Exercise details: In the data below, locate each line with the word "chart" and list it.

Given data:
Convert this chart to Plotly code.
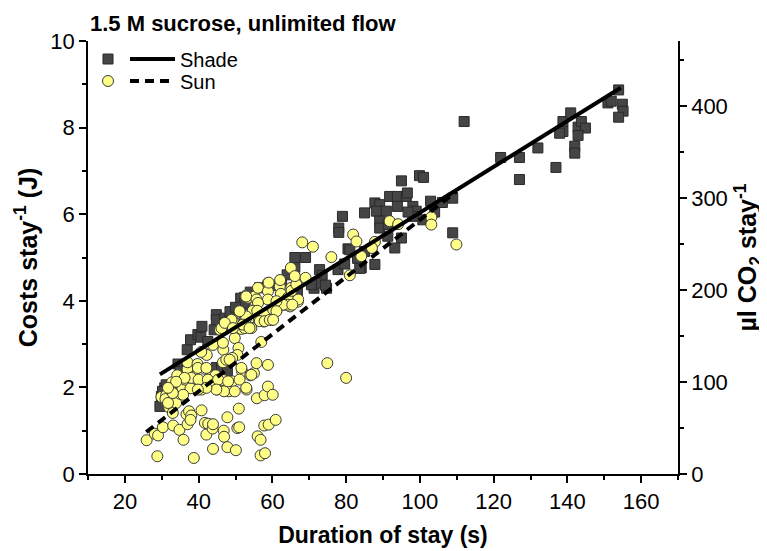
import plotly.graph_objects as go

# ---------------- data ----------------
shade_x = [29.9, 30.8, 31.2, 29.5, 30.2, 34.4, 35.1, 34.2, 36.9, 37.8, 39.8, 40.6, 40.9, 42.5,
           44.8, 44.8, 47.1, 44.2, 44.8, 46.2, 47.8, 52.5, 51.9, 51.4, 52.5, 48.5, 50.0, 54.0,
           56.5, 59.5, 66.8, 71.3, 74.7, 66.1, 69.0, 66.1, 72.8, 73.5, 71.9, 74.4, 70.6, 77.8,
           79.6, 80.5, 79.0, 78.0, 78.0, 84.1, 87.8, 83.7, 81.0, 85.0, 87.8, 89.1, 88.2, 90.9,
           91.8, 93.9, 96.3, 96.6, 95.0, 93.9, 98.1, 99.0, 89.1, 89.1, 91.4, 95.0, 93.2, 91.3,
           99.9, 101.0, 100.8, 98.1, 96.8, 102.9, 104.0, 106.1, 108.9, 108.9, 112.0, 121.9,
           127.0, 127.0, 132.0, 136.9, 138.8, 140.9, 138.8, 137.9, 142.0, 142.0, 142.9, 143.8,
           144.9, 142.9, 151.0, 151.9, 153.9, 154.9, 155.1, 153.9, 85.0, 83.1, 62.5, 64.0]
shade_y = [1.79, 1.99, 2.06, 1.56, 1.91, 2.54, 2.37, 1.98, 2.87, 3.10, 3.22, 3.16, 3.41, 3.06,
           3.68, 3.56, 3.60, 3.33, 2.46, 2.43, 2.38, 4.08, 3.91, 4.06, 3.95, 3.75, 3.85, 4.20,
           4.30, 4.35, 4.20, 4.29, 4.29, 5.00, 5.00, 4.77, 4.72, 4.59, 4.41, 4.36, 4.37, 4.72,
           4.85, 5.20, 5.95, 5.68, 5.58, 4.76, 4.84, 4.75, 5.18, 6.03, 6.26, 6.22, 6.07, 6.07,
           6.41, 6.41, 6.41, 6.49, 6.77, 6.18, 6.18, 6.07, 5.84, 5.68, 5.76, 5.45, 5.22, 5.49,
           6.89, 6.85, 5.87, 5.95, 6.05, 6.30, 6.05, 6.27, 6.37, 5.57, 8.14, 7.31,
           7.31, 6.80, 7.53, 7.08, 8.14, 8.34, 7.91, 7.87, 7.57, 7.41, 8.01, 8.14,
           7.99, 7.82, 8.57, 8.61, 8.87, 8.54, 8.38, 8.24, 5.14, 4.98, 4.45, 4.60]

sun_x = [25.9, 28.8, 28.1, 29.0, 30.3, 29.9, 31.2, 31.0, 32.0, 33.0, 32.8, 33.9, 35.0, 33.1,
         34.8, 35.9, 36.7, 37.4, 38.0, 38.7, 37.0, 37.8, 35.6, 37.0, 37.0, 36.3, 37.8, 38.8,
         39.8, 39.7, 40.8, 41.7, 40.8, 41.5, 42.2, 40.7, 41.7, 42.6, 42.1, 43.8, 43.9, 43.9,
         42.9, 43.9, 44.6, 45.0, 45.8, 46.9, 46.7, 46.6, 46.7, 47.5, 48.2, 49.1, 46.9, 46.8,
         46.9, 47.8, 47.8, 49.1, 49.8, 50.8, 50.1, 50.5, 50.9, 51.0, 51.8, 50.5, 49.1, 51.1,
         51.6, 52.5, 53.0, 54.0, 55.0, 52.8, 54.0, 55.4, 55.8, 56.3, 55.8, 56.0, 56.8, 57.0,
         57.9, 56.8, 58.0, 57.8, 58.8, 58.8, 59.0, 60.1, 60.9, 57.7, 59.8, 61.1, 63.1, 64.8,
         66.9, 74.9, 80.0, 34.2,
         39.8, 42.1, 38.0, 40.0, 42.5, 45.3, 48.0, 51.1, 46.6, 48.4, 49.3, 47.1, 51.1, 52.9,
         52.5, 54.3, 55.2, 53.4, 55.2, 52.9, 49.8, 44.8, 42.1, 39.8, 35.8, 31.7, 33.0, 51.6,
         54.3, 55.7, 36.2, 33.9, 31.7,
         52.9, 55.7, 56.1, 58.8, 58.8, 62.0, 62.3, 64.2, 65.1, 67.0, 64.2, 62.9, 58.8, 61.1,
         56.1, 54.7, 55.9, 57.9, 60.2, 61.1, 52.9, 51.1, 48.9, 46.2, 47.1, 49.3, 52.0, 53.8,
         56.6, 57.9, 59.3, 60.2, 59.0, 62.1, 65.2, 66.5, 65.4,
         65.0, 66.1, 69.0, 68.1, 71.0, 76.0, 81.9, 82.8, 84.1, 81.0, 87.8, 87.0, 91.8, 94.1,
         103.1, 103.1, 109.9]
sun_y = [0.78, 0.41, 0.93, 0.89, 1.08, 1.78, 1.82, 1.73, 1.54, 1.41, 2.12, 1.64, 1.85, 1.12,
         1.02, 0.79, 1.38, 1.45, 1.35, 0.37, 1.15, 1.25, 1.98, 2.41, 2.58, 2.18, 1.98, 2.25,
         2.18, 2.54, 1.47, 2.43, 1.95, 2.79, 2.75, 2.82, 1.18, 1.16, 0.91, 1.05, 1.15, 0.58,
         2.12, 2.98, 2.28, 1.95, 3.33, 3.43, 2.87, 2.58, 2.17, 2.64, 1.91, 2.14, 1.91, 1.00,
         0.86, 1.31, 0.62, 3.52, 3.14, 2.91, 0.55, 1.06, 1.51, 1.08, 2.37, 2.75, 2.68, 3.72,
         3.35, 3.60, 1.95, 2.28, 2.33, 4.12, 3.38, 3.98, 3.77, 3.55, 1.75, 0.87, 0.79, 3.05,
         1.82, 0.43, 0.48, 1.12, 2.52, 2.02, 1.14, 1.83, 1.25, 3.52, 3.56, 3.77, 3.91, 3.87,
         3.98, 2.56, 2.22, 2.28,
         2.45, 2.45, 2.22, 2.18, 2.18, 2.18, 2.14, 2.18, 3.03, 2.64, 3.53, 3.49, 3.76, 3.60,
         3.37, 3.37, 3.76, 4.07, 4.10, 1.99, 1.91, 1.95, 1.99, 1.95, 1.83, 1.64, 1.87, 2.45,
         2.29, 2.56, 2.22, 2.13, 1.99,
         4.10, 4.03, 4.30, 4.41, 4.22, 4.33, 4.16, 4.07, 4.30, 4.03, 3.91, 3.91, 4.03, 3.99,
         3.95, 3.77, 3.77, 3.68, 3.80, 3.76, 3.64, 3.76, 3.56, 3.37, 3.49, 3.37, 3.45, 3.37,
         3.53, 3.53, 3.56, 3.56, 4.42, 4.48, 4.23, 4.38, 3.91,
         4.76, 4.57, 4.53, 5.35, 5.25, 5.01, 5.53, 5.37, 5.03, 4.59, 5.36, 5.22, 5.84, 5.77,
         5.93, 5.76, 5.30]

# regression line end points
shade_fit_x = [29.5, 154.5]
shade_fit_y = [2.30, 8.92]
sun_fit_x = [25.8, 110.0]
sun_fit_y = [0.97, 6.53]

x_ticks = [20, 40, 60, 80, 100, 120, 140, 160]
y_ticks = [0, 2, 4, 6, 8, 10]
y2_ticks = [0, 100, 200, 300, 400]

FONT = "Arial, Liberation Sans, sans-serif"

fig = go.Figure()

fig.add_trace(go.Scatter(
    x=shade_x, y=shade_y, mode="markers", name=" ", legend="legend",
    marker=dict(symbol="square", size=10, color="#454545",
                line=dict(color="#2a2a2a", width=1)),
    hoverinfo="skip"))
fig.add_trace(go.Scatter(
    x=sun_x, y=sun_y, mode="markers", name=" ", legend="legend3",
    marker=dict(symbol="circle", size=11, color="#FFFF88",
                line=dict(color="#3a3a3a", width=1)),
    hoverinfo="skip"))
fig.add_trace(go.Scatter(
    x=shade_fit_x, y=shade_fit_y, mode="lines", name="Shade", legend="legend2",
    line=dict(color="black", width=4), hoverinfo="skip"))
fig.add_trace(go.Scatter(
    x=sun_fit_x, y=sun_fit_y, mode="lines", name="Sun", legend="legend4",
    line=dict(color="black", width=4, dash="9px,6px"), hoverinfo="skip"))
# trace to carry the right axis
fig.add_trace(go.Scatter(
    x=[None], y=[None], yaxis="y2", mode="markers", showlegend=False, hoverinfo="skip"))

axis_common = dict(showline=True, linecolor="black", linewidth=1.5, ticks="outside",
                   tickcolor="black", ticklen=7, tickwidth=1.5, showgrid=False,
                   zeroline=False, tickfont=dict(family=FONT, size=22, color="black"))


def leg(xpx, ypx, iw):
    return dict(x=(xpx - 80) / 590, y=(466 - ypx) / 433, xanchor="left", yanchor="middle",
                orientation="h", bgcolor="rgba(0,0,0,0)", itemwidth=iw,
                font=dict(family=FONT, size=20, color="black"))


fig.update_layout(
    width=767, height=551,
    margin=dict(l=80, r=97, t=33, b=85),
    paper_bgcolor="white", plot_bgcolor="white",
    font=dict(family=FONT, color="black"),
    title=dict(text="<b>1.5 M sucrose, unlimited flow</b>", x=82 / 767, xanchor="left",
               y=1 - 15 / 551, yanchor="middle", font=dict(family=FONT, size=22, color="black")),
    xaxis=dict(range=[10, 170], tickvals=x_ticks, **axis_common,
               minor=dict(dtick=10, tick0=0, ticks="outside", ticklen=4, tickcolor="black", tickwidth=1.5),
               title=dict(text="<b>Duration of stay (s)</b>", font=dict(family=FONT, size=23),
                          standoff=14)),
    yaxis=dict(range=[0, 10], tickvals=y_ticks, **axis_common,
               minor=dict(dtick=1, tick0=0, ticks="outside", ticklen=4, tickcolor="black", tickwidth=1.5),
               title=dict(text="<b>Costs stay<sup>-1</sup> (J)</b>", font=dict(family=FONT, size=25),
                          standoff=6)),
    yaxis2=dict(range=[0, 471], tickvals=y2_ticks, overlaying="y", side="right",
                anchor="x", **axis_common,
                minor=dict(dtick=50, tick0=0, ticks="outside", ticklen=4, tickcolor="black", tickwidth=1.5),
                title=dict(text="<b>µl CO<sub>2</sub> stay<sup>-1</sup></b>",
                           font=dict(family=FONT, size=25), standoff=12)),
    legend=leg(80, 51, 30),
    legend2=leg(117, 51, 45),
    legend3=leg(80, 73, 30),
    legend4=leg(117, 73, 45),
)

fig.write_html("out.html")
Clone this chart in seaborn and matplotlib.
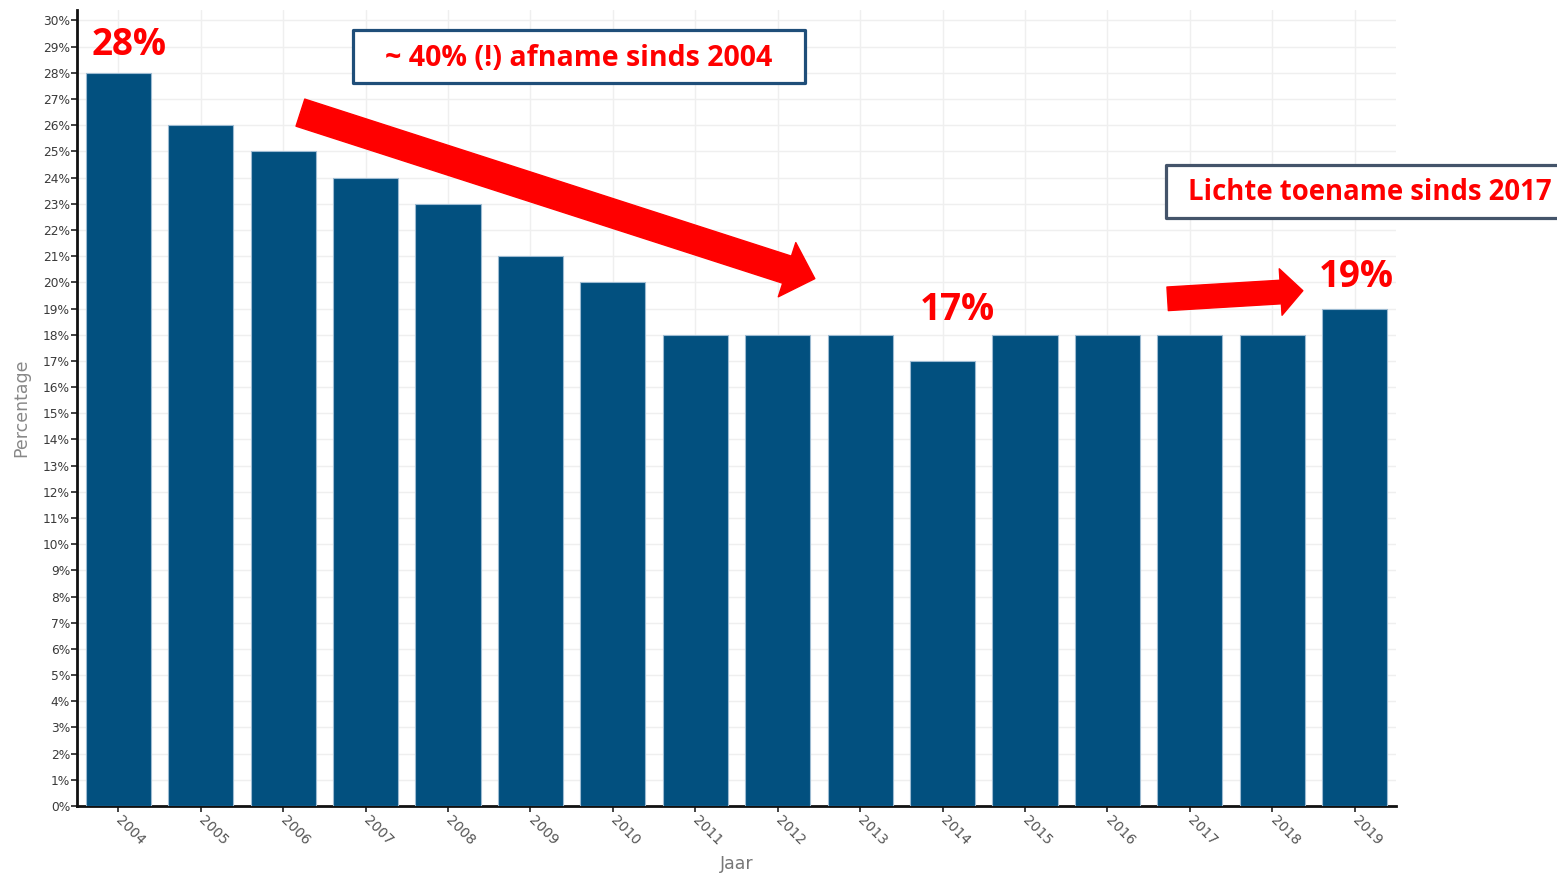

Task result:
Convert this chart to Plotly code.
Clone this chart in seaborn and matplotlib.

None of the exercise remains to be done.